Japan has a universal health insurance system, so the high cost of providing care in a hospital setting is a concern as well, Amiya said.
“We want to bring patients back to the community level to reduce the cost of care,” he said through an interpreter.
The group heard from representatives from South Shore Visiting Nurses Association, South Shore Elder Services, Welch Healthcare and Retirement Group, BaneCare South Skilled Nursing and Rehabilitation, Linden Ponds senior living. Two interpreters translated for the visitors, who listened intently and asked questions about funding, health insurance and services.
Amiya said he was impressed by the holistic approach taken by providers to work together on behalf of the patient to ensure they address all health and social concerns, often lowering costs as well.
“Coordination is very important to them, and I was impressed by that,” he said through an interpreter.

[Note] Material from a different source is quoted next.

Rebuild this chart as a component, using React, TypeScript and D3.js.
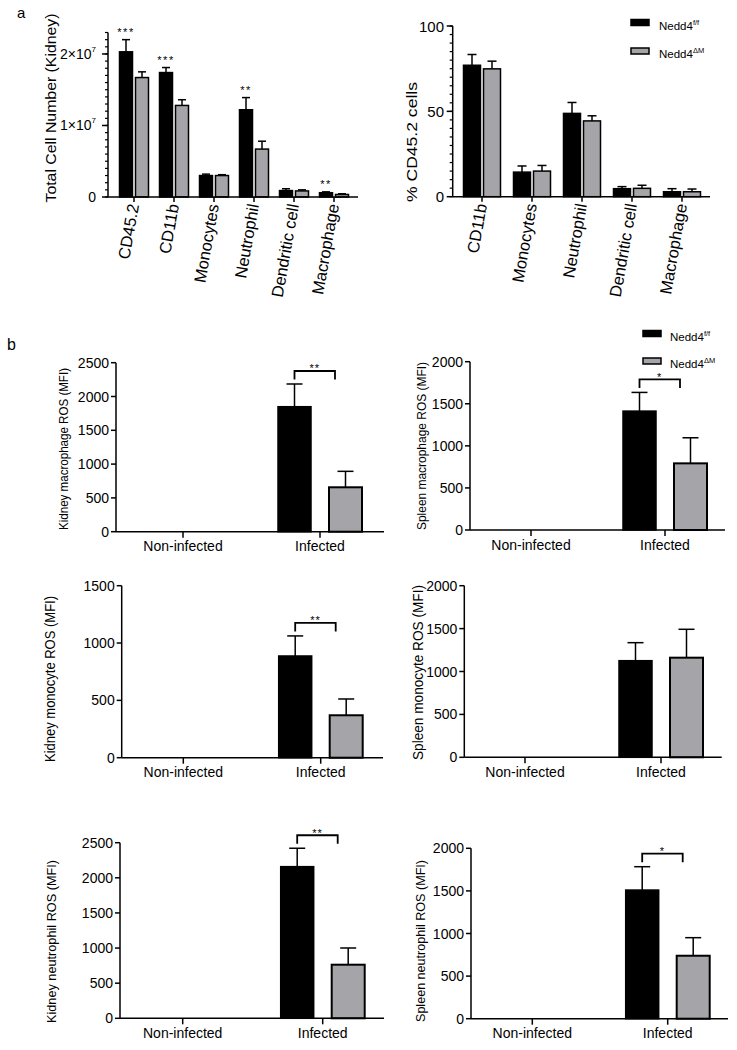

Jann Ahern, vice president of home health services for South Shore Health System, explained how the visiting nurse association brings nurses, physical, speech and occupational therapists, social workers, nutritionists and home health aides into the home. She said the average age of patients is 74, and 60 percent are women. She said due to improvements in technology, nurses can deliver advanced care that just a few years ago was only offered in hospital settings.
Rose DiPietro, the system’s president of home and community care, said agencies are also focusing on efficiency to improve services.
“We’re creating new roles to take tasks away from nurses and have other people do these tasks,” she said.
Interpreter Gyoku Matsubara Block translates, as Toshihiko Kawabata, chairman of Kawasho Co., Ltd. of Japan, presents Rose Di Pietro, president of Home and Community Care at South Shore Health System in Rockland with a gift from his native country. The exchange of gifts is a central part of business etiquette in the Japanese culture.